This question already has an answer here:
I understand we cannot state with arbitrary precision the position and momentum of a micro-particle as we superpose infinite waves to create a wave packet at the exact position of the particle and hence cannot say which wave is corresponding to its momentum. This is theoretically said. Also some people say that measurement of one disturbs the other and some say it's reality.
Firstly, the theoretical explanation: why should I consider that a wave out of many superposed will give us the momentum or position? We might use another single wave which is not sine in nature and might get the results. Or why won't a single sine wave suffice? This all considers the micro-particle as wave because of de Broglie.
Secondly, the practical thing seems legit.
Thirdly, the electron must have some kinetic energy and position. It is who we are measuring and can't get it exact so why blame the electron as in theoretical concept. How we quantify the uncertainty, it must depend on the measuring device and various other factors.
I might need to edit this post based on your answer so that I can explain more clearly my thinking.
Edit: From here is what gets the measurement problem:
Text: Imagine that you're blind and over time you've developed a technique for determining how far away an object is by throwing a medicine ball at it. If you throw your medicine ball at a nearby stool, the ball will return quickly, and you'll know that it's close. If you throw the ball at something across the street from you, it'll take longer to return, and you'll know that the object is far away. The problem is that when you throw a ball -- especially a heavy one like a medicine ball -- at something like a stool, the ball will knock the stool across the room and may even have enough momentum to bounce back. You can say where the stool was, but not where it is now. What's more, you could calculate the velocity of the stool after you hit it with the ball, but you have no idea what its velocity was before you hit it. This is the problem revealed by Heisenberg's Uncertainty Principle. To know the velocity of a quark we must measure it, and to measure it, we are forced to affect it. The same goes for observing an object's position. Uncertainty about an object's position and velocity makes it difficult for a physicist to determine much about the object.

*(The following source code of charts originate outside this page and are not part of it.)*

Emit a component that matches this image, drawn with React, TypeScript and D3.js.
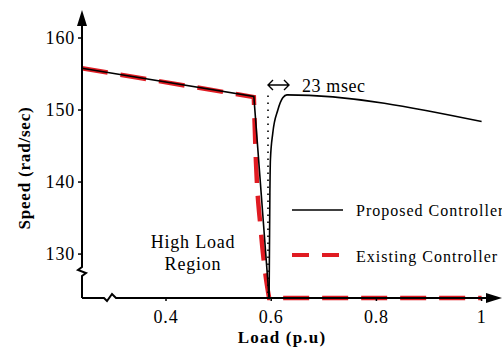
import React from "react";
import * as d3 from "d3";

const proposedLoad = [0.2403, 0.567, 0.596, 0.5975, 0.5985, 0.603, 0.6126, 0.622, 0.63, 1.0];
const proposedSpeed = [155.8, 151.9, 123.9, 138.5, 143.1, 146.8, 150.0, 151.7, 152.1, 148.4];
const existingLoad = [0.2403, 0.567, 0.571, 0.58, 0.589, 0.596, 1.0];
const existingSpeed = [155.8, 151.8, 142.9, 133.5, 127.2, 123.9, 123.9];
const xTicks = [0.4, 0.6, 0.8, 1];
const yTicks = [130, 140, 150, 160];
const legendLabels = ["Proposed Controller", "Existing Controller"];

const W = 502, H = 350;
const FONT = "Liberation Serif";
const RED = "#e01b22";

export default function App() {
  const x = d3.scaleLinear().domain([0.2403, 1]).range([82, 481.6]);
  const y = d3.scaleLinear().domain([123.9, 160]).range([298, 38]);
  const line = d3.line<[number, number]>().x(d => x(d[0])).y(d => y(d[1]));
  const smooth = d3.line<[number, number]>().x(d => x(d[0])).y(d => y(d[1])).curve(d3.curveMonotoneX);
  const prop: [number, number][] = proposedLoad.map((v, i) => [v, proposedSpeed[i]]);
  const exist: [number, number][] = existingLoad.map((v, i) => [v, existingSpeed[i]]);
  const x0 = x.range()[0];
  const y0 = y.range()[0];
  const propA = prop.slice(0, 3);
  const propB = prop.slice(2);
  const existA = exist.slice(0, 2);
  const existB = exist.slice(1, 6);
  const existC = exist.slice(5);
  const existPath = (line(existA) || "") + (smooth(existB) || "").replace(/^M/, "L") + (line(existC) || "").replace(/^M/, "L");
  const ts = { fontFamily: FONT } as React.CSSProperties;
  return (
    <svg width={W} height={H} style={{ position: "absolute", left: 0, top: 0, background: "#fff", fontFamily: FONT }}>
      <path d={existPath} fill="none" stroke={RED} strokeWidth={4.5} strokeDasharray="26 13" />
      <path d={line(propA) || ""} fill="none" stroke="#000" strokeWidth={1.6} />
      <path d={smooth(propB) || ""} fill="none" stroke="#000" strokeWidth={1.6} />
      <line x1={268} x2={268} y1={y(152)} y2={y0} stroke="#000" strokeWidth={1.6} strokeDasharray="1.5 5.5" />
      <path d={`M${x0},${y0} L${x0},276 L${x0 + 4},273 L${x0 - 4},270 L${x0},267 L${x0},20`} fill="none" stroke="#000" strokeWidth={2} />
      <path d={`M${x0 - 5},${26} L${x0},${10} L${x0 + 5},${26} Z`} fill="#000" />
      <path d={`M${x0},${y0} L104,${y0} L107,${y0 + 3} L112,${y0 - 4} L116,${y0} L490,${y0}`} fill="none" stroke="#000" strokeWidth={2} />
      <path d={`M486,${y0 - 5} L502,${y0} L486,${y0 + 5} Z`} fill="#000" />
      {yTicks.map(t => (
        <g key={t}>
          <line x1={x0 - 4} x2={x0} y1={y(t)} y2={y(t)} stroke="#000" strokeWidth={1.5} />
          <text style={ts} x={x0 - 7} y={y(t) + 6} textAnchor="end" fontSize={18} letterSpacing={0.8}>{t}</text>
        </g>
      ))}
      {xTicks.map(t => (
        <g key={t}>
          <line x1={x(t)} x2={x(t)} y1={y0} y2={y0 + 3} stroke="#000" strokeWidth={1.5} />
          <text style={ts} x={x(t)} y={y0 + 25} textAnchor="middle" fontSize={18} letterSpacing={0.8}>{t}</text>
        </g>
      ))}
      <text style={ts} transform={`translate(30,168) rotate(-90)`} textAnchor="middle" fontSize={17} fontWeight="bold" letterSpacing={0.8}>Speed (rad/sec)</text>
      <text style={ts} x={282} y={343} textAnchor="middle" fontSize={17} fontWeight="bold" letterSpacing={1.2}>Load (p.u)</text>
      <path d="M268,85 L289,85 M273,80 L268,85 L273,90 M284,80 L289,85 L284,90" fill="none" stroke="#000" strokeWidth={1.4} />
      <text style={ts} x={302} y={92} fontSize={18} letterSpacing={0.6}>23 msec</text>
      <text style={ts} x={193} y={248} textAnchor="middle" fontSize={18} letterSpacing={0.8}>High Load</text>
      <text style={ts} x={193} y={270} textAnchor="middle" fontSize={18} letterSpacing={0.8}>Region</text>
      <line x1={292} x2={343} y1={210} y2={210} stroke="#000" strokeWidth={1.6} />
      <text style={ts} x={356} y={216} fontSize={16} letterSpacing={1}>{legendLabels[0]}</text>
      <line x1={292} x2={343} y1={255} y2={255} stroke={RED} strokeWidth={4} strokeDasharray="17 13" />
      <text style={ts} x={356} y={262} fontSize={16} letterSpacing={1}>{legendLabels[1]}</text>
    </svg>
  );
}
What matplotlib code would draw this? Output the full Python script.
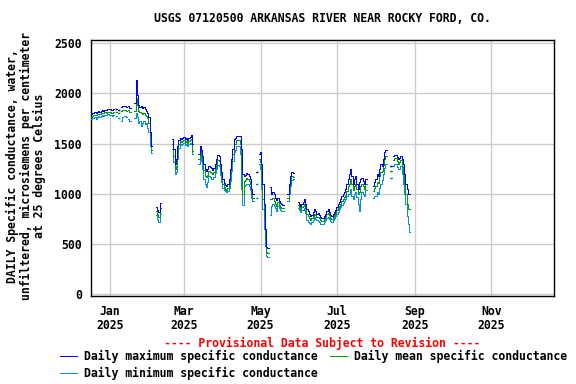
import numpy as np
import pandas as pd
import matplotlib
matplotlib.use('Agg')
import matplotlib.pyplot as plt
from matplotlib.lines import Line2D

nan = np.nan

# Daily values, 2024-12-17 .. 2025-08-28 (NaN = no data)
start_date = '2024-12-17'

max_sc = [
    1790, 1800, 1800, 1810, 1805, 1815, 1820, 1815, 1825, 1830, 1825, 1835, 1830, 1840, 1845, 1840, 1835, 1830, 1840,
    nan, 1840, nan, 1835, nan, 1860, 1870, nan, 1875, 1865, nan, 1870, 1850,
    nan, nan, nan,
    1900, 2130, 1980, 1880, 1860, 1870, 1850, 1860, 1840, 1820, 1800,
    1760, 1620, 1480,
    nan, nan, nan,
    870, 840, 820, 910,
    nan, nan, nan, nan, nan, nan, nan, nan, nan,
    1550, 1450, 1300, 1350, 1480, 1540, 1560, 1550, 1560, 1570, 1550, 1560, 1540, 1560, 1570, 1590, 1500,
    nan, nan, nan, nan,
    1400, 1480, 1440, 1380, 1300, 1250, 1230, 1250, 1280, 1270, 1260, 1240, 1260, 1300, 1350, 1390, 1380,
    1300, 1220, 1150, 1110, 1090, 1080, 1100, 1150, 1250, 1350, 1450, 1550,
    1560, 1580, 1580, 1580, 1580, 1450, 1200, 1180, 1190, 1210, 1200, 1180, 1150, 1050, 1000,
    nan, nan, 1215, nan,
    1400, 1420, 1300, 1100, 900, 650, 470, 460,
    nan,
    1070, 1000, 1020, 1000, 960, 940, 960, 930, 910, 900, 890,
    nan, nan, nan,
    1000, 1100, 1180, 1220, 1210,
    nan, nan, nan,
    920, 900, 880, 900,
    920, 950, 900, 850, 830, 800, 780,
    790, 820, 850, 830, 800, 810, 790, 770, 760, 760,
    780, 800, 830, 850, 820, 790, 780, 800, 820,
    840, 870, 900, 920, 950, 980, 1000, 1020, 1050, 1100,
    1150, 1200, 1250, 1180, 1100, 1150, 1180,
    1100, 1050, 1120, 1150, 1160, 1130, 1100, 1150,
    nan, nan, nan, nan, nan,
    1080, 1120, 1150, 1200, 1180, 1250, 1300, 1280, 1350, 1420, 1440,
    nan, nan, nan, 1280, nan,
    1380, 1390, 1390, 1370, 1350, 1360, 1380,
    1350, 1300, 1200, 1100, 1050, 1000, 1000,
]

mean_sc = [
    1765, 1775, 1780, 1785, 1780, 1790, 1795, 1790, 1800, 1805, 1800, 1810, 1805, 1815, 1815, 1810, 1805, 1800, 1810,
    nan, 1810, nan, 1805, nan, 1825, 1830, nan, 1835, 1825, nan, 1830, 1815,
    nan, nan, nan,
    1820, 1950, 1880, 1820, 1810, 1800, 1790, 1800, 1780, 1770, 1750,
    1700, 1560, 1440,
    nan, nan, nan,
    830, 800, 770, 860,
    nan, nan, nan, nan, nan, nan, nan, nan, nan,
    1500, 1380, 1250, 1280, 1420, 1500, 1530, 1520, 1530, 1540, 1520, 1530, 1510, 1530, 1540, 1550, 1430,
    nan, nan, nan, nan,
    1350, 1440, 1390, 1320, 1240, 1180, 1170, 1190, 1230, 1220, 1210, 1200, 1220, 1260, 1300, 1340, 1330,
    1250, 1170, 1100, 1070, 1050, 1040, 1060, 1100, 1200, 1300, 1400, 1500,
    1500, 1540, 1540, 1540, 1500, 1250, 1000, 1130, 1140, 1160, 1150, 1130, 1100, 1000, 960,
    nan, nan, 1100, nan,
    1350, 1320, 1150, 950, 750, 550, 420, 410,
    nan,
    950, 950, 960, 930, 900, 880, 920, 890, 870, 860, 855,
    nan, nan, nan,
    960, 1050, 1120, 1180, 1170,
    nan, nan, nan,
    890, 870, 850, 870,
    880, 900, 860, 800, 780, 760, 740,
    760, 780, 800, 790, 770, 770, 760, 740, 730, 730,
    750, 770, 800, 810, 790, 760, 750, 770, 790,
    810, 840, 860, 880, 900, 930, 950, 970, 990, 1030,
    1080, 1100, 1150, 1100, 1040, 1080, 1100,
    1050, 1000, 1020, 1080, 1100, 1080, 1050, 1100,
    nan, nan, nan, nan, nan,
    1030, 1060, 1080, 1120, 1110, 1180, 1220, 1230, 1290, 1350, 1380,
    nan, nan, nan, 1230, nan,
    1340, 1360, 1360, 1330, 1300, 1320, 1340,
    1280, 1200, 1100, 1000, 900, 850, 850,
]

min_sc = [
    1740, 1750, 1755, 1760, 1745, 1765, 1770, 1760, 1775, 1780, 1770, 1785, 1780, 1790, 1790, 1785, 1780, 1775, 1780,
    nan, 1770, nan, 1750, nan, 1720, 1760, nan, 1770, 1760, nan, 1745, 1720,
    nan, nan, nan,
    1750, 1800, 1760, 1700, 1720, 1680, 1700, 1720, 1690, 1700, 1660,
    1620, 1480, 1410,
    nan, nan, nan,
    790, 750, 720, 800,
    nan, nan, nan, nan, nan, nan, nan, nan, nan,
    1450, 1320, 1200, 1220, 1350, 1460, 1500, 1490, 1500, 1510, 1490, 1500, 1480, 1500, 1510, 1500, 1400,
    nan, nan, nan, nan,
    1300, 1400, 1330, 1250, 1150, 1100, 1070, 1120, 1180, 1170, 1150, 1150, 1170, 1210, 1250, 1290, 1280,
    1190, 1120, 1060, 1040, 1030, 1020, 1030, 1060, 1130, 1230, 1330, 1420,
    1440, 1480, 1480, 1480, 1400, 1050, 890, 1080, 1090, 1100, 1100, 1080, 1040, 960, 930,
    nan, nan, 955, nan,
    1300, 1250, 1050, 850, 650, 480, 380, 370,
    nan,
    790, 880, 900, 880, 860, 830, 880, 860, 840, 830, 830,
    nan, nan, nan,
    930, 1000, 1080, 1140, 1150,
    nan, nan, nan,
    860, 840, 820, 840,
    840, 860, 810, 740, 720, 710, 700,
    720, 740, 770, 750, 740, 730, 720, 700, 700, 700,
    720, 740, 760, 770, 750, 730, 720, 740, 760,
    780, 800, 820, 850, 870, 890, 910, 930, 950, 980,
    1000, 1000, 1050, 980, 950, 1000, 1020,
    970, 900, 830, 950, 1020, 1000, 980, 1040,
    nan, nan, nan, nan, nan,
    960, 980, 980, 1020, 1000, 1060, 1100, 1140, 1200, 1260, 1300,
    nan, nan, nan, 1160, nan,
    1280, 1300, 1300, 1270, 1250, 1250, 1280,
    1200, 1100, 1000, 900, 780, 700, 625,
]

dates = pd.date_range(start_date, periods=len(max_sc), freq='D')

series = [
    (max_sc, '#0000ff', 'Daily maximum specific conductance'),
    (mean_sc, '#00a000', 'Daily mean specific conductance'),
    (min_sc, '#0a8fdc', 'Daily minimum specific conductance'),
]

font = 'DejaVu Sans Mono'
fs = 8.3

fig = plt.figure(figsize=(5.76, 3.84), dpi=100)
ax = fig.add_axes([91 / 576, 1 - 296 / 384, 463 / 576, 256 / 384])

for vals, color, label in reversed(series):
    v = np.array(vals, dtype=float)
    ax.plot(dates, v, color=color, lw=0.5, antialiased=False,
            drawstyle='steps-mid', zorder=3)
    # isolated days (no neighbours) drawn as dots
    ok = ~np.isnan(v)
    prev = np.r_[False, ok[:-1]]
    nxt = np.r_[ok[1:], False]
    iso = ok & ~prev & ~nxt
    ax.plot(dates[iso], v[iso], ls='none', marker='s', ms=1.2, mew=0,
            color=color, zorder=3)

ax.set_xlim(pd.Timestamp('2024-12-16 20:00'), pd.Timestamp('2025-12-21'))
ax.set_ylim(-15, 2530)

xt = pd.to_datetime(['2025-01-01', '2025-03-01', '2025-05-01', '2025-07-01',
                     '2025-09-01', '2025-11-01'])
ax.set_xticks(xt)
ax.set_xticklabels([d.strftime('%b') + '\n' + d.strftime('%Y') for d in xt])
ax.set_yticks([0, 500, 1000, 1500, 2000, 2500])
ax.tick_params(length=0, pad=6.5, labelsize=fs)
for lab in ax.get_xticklabels() + ax.get_yticklabels():
    lab.set_family(font)
    lab.set_fontweight('bold')
    lab.set_linespacing(1.1)

ax.grid(True, color='#cccccc', lw=1.0)
ax.set_axisbelow(True)
for s in ax.spines.values():
    s.set_linewidth(1.0)

fig.text(322 / 576, 1 - 19 / 384, 'USGS 07120500 ARKANSAS RIVER NEAR ROCKY FORD, CO.',
         ha='center', va='center', family=font, fontweight='bold', fontsize=fs)
fig.text(26 / 576, 1 - 166 / 384,
         'DAILY Specific conductance, water,\nunfiltered, microsiemens per centimeter\nat 25 degrees Celsius',
         ha='center', va='center', rotation=90, multialignment='center',
         family=font, fontweight='bold', fontsize=fs, linespacing=1.05)

fig.text(322 / 576, 1 - 343 / 384, '---- Provisional Data Subject to Revision ----',
         ha='center', va='center', color='red', family=font, fontweight='bold', fontsize=fs)

# legend entries
legend_pos = [(60, 356), (330, 356), (60, 373)]
for (vals, color, label), (lx, ly) in zip(series, legend_pos):
    fig.add_artist(Line2D([lx / 576, (lx + 17) / 576], [1 - ly / 384, 1 - ly / 384],
                          color=color, lw=0.6, antialiased=False))
    fig.text((lx + 24) / 576, 1 - ly / 384, label, ha='left', va='center',
             family=font, fontweight='bold', fontsize=fs)

fig.savefig('out.png', dpi=100)
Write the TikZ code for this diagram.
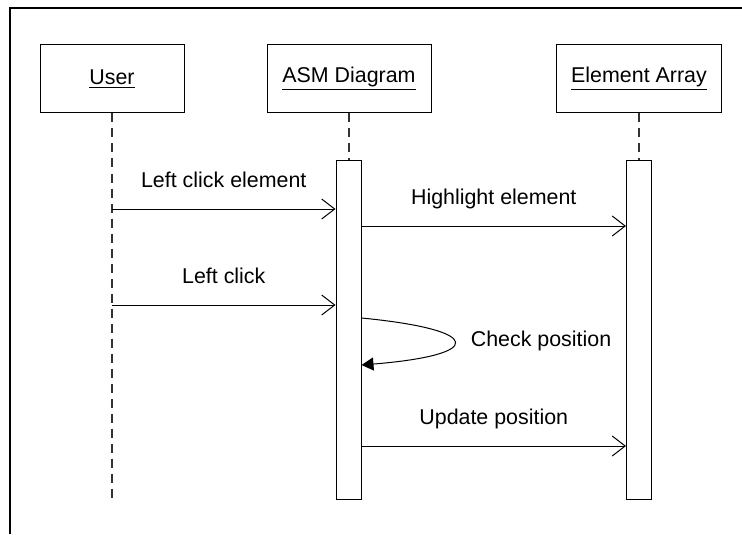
\documentclass[tikz,border=0pt]{standalone}
\usepackage{fontspec}
\setmainfont{Liberation Sans}
\usetikzlibrary{arrows.meta}
\begin{document}
\begin{tikzpicture}[x=0.5pt, y=-0.5pt, font=\fontsize{10.7}{13}\selectfont,
    head/.style={draw, line width=0.5pt, minimum height=34pt, inner sep=0pt},
    bar/.style={draw, fill=white, line width=0.5pt, minimum width=12.5pt, minimum height=169pt, inner sep=0pt},
    life/.style={line width=0.75pt, black!80, dash pattern=on 4.5pt off 3pt},
    msg/.style={line width=0.5pt, -{Straight Barb[length=6.5pt, width=10pt]}},
    selfmsg/.style={line width=0.5pt, -{Triangle[length=6pt, width=6.5pt]}},
    lbl/.style={anchor=base, yshift=11pt}]
    \useasboundingbox (0,0) rectangle (742,534);
    % Frame
    \draw[line width=1pt] (10,534) -- (10,8.5) -- (742,8.5);
    % Lifeline heads
    \node[head, minimum width=72pt] (user) at (112,79) {\underline{User}};
    \node[head, minimum width=82pt] (asm) at (349,79) {\underline{ASM Diagram}};
    \node[head, minimum width=82.5pt] (array) at (639,79) {\underline{Element Array}};
    % Activation bars
    \node[bar] (asmbar) at (348.5,330) {};
    \node[bar] (arraybar) at (639,330) {};
    \coordinate (userend) at (112,499);
    % Lifelines
    \draw[life] (user.south) -- (userend);
    \draw[life] (asm.south) -- (asm.south |- asmbar.north);
    \draw[life] (array.south) -- (array.south |- arraybar.north);
    % Messages
    \coordinate (m1) at (112,209);
    \coordinate (m2) at (361,226);
    \coordinate (m3) at (112,305);
    \coordinate (s1) at (361,318);
    \coordinate (s2) at (361,365);
    \coordinate (m4) at (361,446);
    \draw[msg] (m1) -- (asmbar.west |- m1) node[midway, lbl] {Left click element};
    \draw[msg] (asmbar.east |- m2) -- (arraybar.west |- m2) node[midway, lbl] {Highlight element};
    \draw[msg] (m3) -- (asmbar.west |- m3) node[midway, lbl] {Left click};
    \draw[selfmsg] (asmbar.east |- s1) .. controls (485,330) and (485,355) .. (asmbar.east |- s2);
    \node (check) at (541,341) {Check position};
    \draw[msg] (asmbar.east |- m4) -- (arraybar.west |- m4) node[midway, lbl] {Update position};
\end{tikzpicture}
\end{document}
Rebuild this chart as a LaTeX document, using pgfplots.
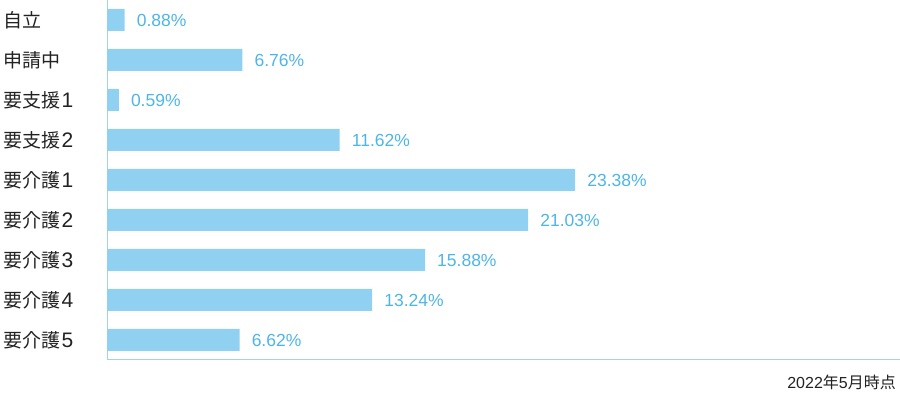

Edit: After seeing this answer one of my doubts is very well cleared, the other answers are also written and helpful:
Text: There is a definine velocity and momentum, we just don't know it. Nope. There is no definite velocity--this was the older interpretation. The particle has all (possible) velocities at once;it is in a wavefunction, a superposition of all of these states. This can actually be verified by stuff like the double-slit experiment with one photon--we cannot explain single-photon-fringes unless we accept the fact that the photon is in "both slits at once".So, it's not a knowledge limit. The particle really has no definite position/whatever.